WHITMAN — After nearly two years of work, Whitman now has a home for its memories.
The new Whitman Historical Museum officially re-opened Saturday, Oct. 19, as several of the historical society members who have worked tirelessly on re-establishing the space to house the memorabilia were present. They held a private opening Thursday, Oct. 3, and then again Saturday at the public opening.
John Campbell, 77, president of the Whitman Historical Society, Natalie Powell a longtime Whitman resident and Eunice McSweeney were just some of the members who worked on the exhibits for immeasurable amounts of time to document, label and organize the displays of hundreds of items.
Campbell was mid-sentence during a guided tour when longtime resident Ara Manoogian, who moved to Whitman in 1949, handed him photos of a former dairy barn.
The presentation was exciting and spurred immediate conversation in the room regarding the content and the details in the image. It was a photo circa 1920 of the Pleasant View Dairy, with its original milk room and barn intact, located on Plymouth Street near Pleasant Street. There were several dairy farms in town over the years. Peaceful Meadows, an ice cream shop that entices visitors from all over the South Shore is one of the businesses highlighted on the “now and then” timeline.
Receiving memorabilia is the norm for Campbell and members. There is not always a high monetary value to an article, he said, but added that they always carry a priceless memory. They intend to display and protect each item.
Their cumulative goal is to create a place which educates others by cradling the memories, keepsakes and treasures.
The project of getting the museum ready and re-established for Campbell, who once owned the Bostonian Shoe Museum in early 2000, was both a passion and a necessity. He knew that there was a need to share Whitman’s history.
“There is more to Whitman than just its shoe history,” he said.
Campbell stopped and reminisced with friends and residents, some who have since moved, but grew up in town. There were discussions at each corner of the building. Guests stopped to read various framed accounts on each walls in the entry to the building. A factory-style hallway was adorned with details on Whitman’s Town Hall, the facts on the largest fires, and in another room the old wooden sign from the Dyer School is hung from a beam.

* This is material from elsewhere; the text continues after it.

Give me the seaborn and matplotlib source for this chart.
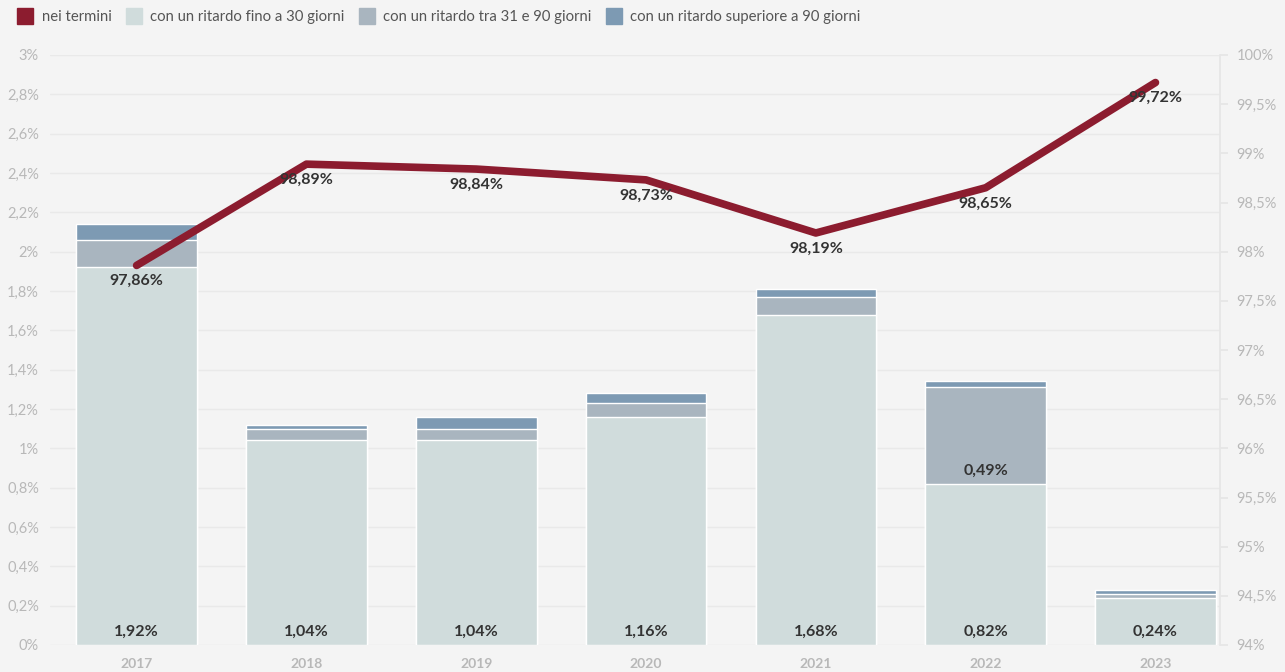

The format of rooms included amazingly minute details covering the walls to the quite obvious concrete piece — a now retired, paint peeled fire-breathing dragon from King’s Castle Land. Numerous items evoked childhood memories such as the King’s Castle replica and the shops that families frequented to purchase their necessities, clothing, or even penny candy. There are countless items in the front reading room overflowing with books containing newspaper clippings and images as well as rows of decades-old school yearbooks uniforms, brochures, menus, old baskets from the Cavicchi’s market just to name a few.
One family from Hanson brought their visiting son and daughter in-law to see the museum. The couple, who now resides in Philadelphia, were included in conversation which multiplied from wall to wall as other visitors shared their own memories with the ‘sight-seers’.
Bob Milk formerly of Auburn Street saw the event on Facebook and allowed for his scheduled visit from Arizona to include the museum. The former Spellman student said his sister graduated from Whitman-Hanson in the 1970s. His father Robert Milk was on the school board in the late 1960s.
He was happy that he could take in the opening on his trip to Whitman, he said.
The museum is housed adjacent to Harding Print at 15 Colebrook Blvd. It is open to the public and organizations wishing to have group tours.
Inquiries can be made by contacting Harding Print at 781-447-3941.
In their recent invitation which was shared regarding the open house event the Whitman Historical Society provided a statement of intent for generations to come.
The Whitman Historical Society is a not-for–profit educational institute. Its mission shall be to preserve the past, present and future history of the town of Whitman, and its residents through acquisition and preservation. A great emphasis will be placed on education to acquaint present and future generations with those who have passed.